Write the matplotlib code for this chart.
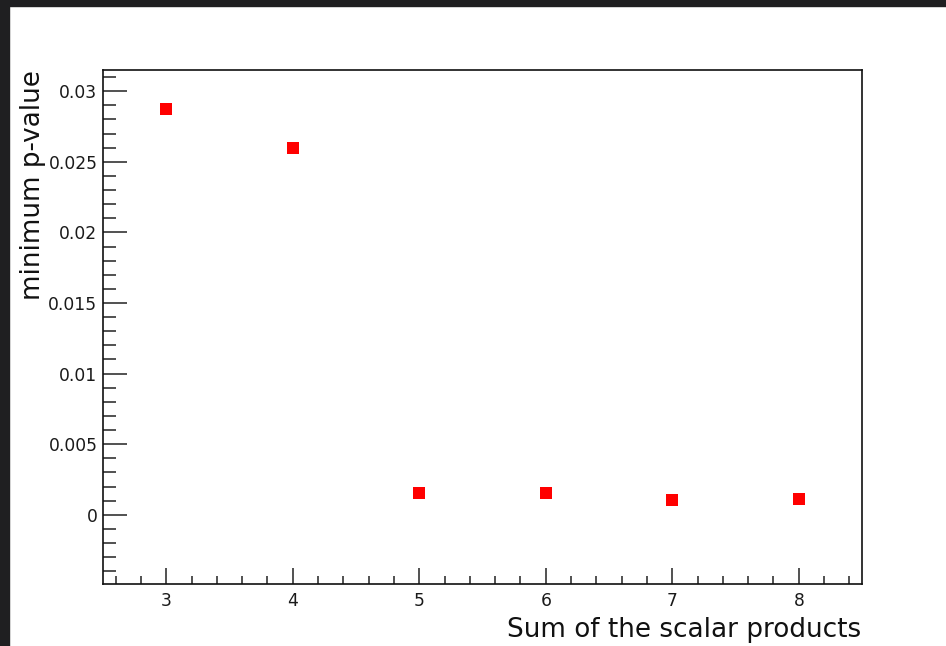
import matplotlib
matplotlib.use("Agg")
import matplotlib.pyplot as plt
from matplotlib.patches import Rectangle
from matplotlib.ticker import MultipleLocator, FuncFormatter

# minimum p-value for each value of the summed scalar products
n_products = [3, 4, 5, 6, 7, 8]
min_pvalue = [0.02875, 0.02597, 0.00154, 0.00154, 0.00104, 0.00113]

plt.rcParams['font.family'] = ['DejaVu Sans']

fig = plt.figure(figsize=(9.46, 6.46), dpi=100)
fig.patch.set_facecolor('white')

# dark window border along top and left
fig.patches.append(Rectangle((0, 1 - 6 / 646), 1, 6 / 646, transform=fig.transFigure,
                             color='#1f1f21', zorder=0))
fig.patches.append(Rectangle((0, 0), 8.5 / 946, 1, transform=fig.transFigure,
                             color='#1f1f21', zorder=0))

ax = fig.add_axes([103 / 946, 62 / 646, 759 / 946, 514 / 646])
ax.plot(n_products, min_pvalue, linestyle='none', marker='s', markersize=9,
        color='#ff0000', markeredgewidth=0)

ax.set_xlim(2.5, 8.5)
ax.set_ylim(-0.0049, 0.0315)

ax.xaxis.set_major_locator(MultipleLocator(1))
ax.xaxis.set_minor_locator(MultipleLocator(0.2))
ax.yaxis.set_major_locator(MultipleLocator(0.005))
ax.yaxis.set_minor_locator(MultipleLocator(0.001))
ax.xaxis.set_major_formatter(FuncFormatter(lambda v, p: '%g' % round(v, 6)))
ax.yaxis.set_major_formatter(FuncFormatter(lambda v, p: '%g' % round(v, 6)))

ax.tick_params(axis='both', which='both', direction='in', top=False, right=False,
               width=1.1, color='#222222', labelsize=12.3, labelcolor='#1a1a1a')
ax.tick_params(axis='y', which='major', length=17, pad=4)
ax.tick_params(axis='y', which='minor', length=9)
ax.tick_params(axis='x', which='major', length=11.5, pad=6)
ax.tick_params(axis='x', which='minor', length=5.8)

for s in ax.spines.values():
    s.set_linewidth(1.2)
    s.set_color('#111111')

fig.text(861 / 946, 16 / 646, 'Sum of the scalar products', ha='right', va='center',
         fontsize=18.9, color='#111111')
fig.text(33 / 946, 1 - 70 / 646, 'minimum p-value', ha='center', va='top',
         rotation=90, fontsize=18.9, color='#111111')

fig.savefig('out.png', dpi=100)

TASK DESCRIPTION:
Repeat only what lies between the start of the data and the end of the line containing "ax.set_ylim(-0.0049, 0.0315)", exactly, with pictures left out.

RESULT:
Write the matplotlib code for this chart.
import matplotlib
matplotlib.use("Agg")
import matplotlib.pyplot as plt
from matplotlib.patches import Rectangle
from matplotlib.ticker import MultipleLocator, FuncFormatter

# minimum p-value for each value of the summed scalar products
n_products = [3, 4, 5, 6, 7, 8]
min_pvalue = [0.02875, 0.02597, 0.00154, 0.00154, 0.00104, 0.00113]

plt.rcParams['font.family'] = ['DejaVu Sans']

fig = plt.figure(figsize=(9.46, 6.46), dpi=100)
fig.patch.set_facecolor('white')

# dark window border along top and left
fig.patches.append(Rectangle((0, 1 - 6 / 646), 1, 6 / 646, transform=fig.transFigure,
                             color='#1f1f21', zorder=0))
fig.patches.append(Rectangle((0, 0), 8.5 / 946, 1, transform=fig.transFigure,
                             color='#1f1f21', zorder=0))

ax = fig.add_axes([103 / 946, 62 / 646, 759 / 946, 514 / 646])
ax.plot(n_products, min_pvalue, linestyle='none', marker='s', markersize=9,
        color='#ff0000', markeredgewidth=0)

ax.set_xlim(2.5, 8.5)
ax.set_ylim(-0.0049, 0.0315)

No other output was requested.